GUAN WEI









Artist Statement
Guan Wei’s works display a heightened socio-political awareness. Many of them incorporate European-style maps and Chinese-style landscapes as the foundation on which he addresses a range of topics: cross-cultural issues, environmental awareness, Australian politics, immigration, the plight of refugees. His distinctive style and highly personal visual vocabulary – floating clouds, map coordinates, isobars – are vehicles for statements that have a profoundly felt moral dimension. Some of his works incorporate the timeless theme of journeying, a theme prevalent in classical Chinese literature and scroll paintings, though transported by the artist to the present day when so many journeys are made to escape persecution or seek a better life.
At the same time his art is laced with whimsy and humour. Human figures depicted in his delightfully idiosyncratic manner play hide and seek in a forest or cavort on the beach, which, for Guan Wei, is the epitome of hedonism and freedom in Australia. “I try to emphasize three elements in my work”, the artist says, “wisdom, knowledge and humour. I believe people need wisdom to choose from the many different cultural traditions that confront us every day; knowledge is the key to opening our minds to the diversity of the world; and humor is necessary to comfort our hearts”.
Artist Biography
Guan Wei was born 1957, Beijing, China. Guan Wei is a major figure in both the Australian and Chinese contemporary art scenes. For almost 30 years he has been creating work that interweaves imagery from his Chinese heritage, his life experience in Australia and his personal mythology.

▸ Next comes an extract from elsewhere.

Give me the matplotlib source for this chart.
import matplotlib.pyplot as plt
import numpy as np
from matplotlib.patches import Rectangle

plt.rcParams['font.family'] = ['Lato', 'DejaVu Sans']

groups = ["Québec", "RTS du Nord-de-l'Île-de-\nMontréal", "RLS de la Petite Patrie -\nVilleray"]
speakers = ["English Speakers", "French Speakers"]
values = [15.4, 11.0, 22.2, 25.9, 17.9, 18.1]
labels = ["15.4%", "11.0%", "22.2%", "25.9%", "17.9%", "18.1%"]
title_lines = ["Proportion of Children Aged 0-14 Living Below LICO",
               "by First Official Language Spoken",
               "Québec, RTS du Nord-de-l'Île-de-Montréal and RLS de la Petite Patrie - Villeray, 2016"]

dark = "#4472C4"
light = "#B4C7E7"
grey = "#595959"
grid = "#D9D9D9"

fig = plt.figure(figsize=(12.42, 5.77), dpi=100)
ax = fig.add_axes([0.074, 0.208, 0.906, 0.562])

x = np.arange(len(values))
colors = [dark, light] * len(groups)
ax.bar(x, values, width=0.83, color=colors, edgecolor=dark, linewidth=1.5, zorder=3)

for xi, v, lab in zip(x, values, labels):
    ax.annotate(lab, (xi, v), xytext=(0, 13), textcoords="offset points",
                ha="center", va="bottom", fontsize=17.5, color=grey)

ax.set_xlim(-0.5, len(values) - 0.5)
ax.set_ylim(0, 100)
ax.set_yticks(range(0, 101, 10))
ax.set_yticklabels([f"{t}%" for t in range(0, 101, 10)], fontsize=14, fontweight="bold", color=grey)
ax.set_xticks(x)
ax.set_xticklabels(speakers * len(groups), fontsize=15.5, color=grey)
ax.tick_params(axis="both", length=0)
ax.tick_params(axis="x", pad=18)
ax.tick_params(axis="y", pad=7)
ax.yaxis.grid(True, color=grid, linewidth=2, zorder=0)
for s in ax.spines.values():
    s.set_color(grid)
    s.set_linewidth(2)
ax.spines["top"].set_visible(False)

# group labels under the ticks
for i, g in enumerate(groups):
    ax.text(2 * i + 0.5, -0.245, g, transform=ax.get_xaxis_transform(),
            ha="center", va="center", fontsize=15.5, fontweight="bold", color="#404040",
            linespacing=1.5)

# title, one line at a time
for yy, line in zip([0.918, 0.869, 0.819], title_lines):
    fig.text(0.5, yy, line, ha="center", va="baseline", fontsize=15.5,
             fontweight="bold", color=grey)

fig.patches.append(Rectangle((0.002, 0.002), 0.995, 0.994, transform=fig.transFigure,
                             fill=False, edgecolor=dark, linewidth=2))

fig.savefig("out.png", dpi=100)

In 1989, three years after graduating from the Department of Fine Arts at Beijing Capital University, Guan Wei came to Australia as artist-in-residence at the Tasmanian School of Art. He migrated in 1990. Further residencies followed at the Museum of Contemporary Art in Sydney (1992) and the Canberra School of Art, Australian National University (1993). In 2008 he set up a studio in Beijing and he now lives and works in both Beijing and Sydney.
Guan Wei has held more than 50 solo exhibitions in Australia and overseas and participated in significant group exhibitions including Face Up: Contemporary Art from Australia at the Hamburger Bahnof Museum in Berlin in 2003, the China Project at the Queensland Art Gallery in 2009, and the Shanghai Biennial in 2010. He has won several major awards, including the 2002 Sulman Prize. He has been the recipient of numerous Australia Council awards and fellowship grants and was artist in residence at the Greene St New York studio in 2003 and the Cité International des Arts in Paris 2007.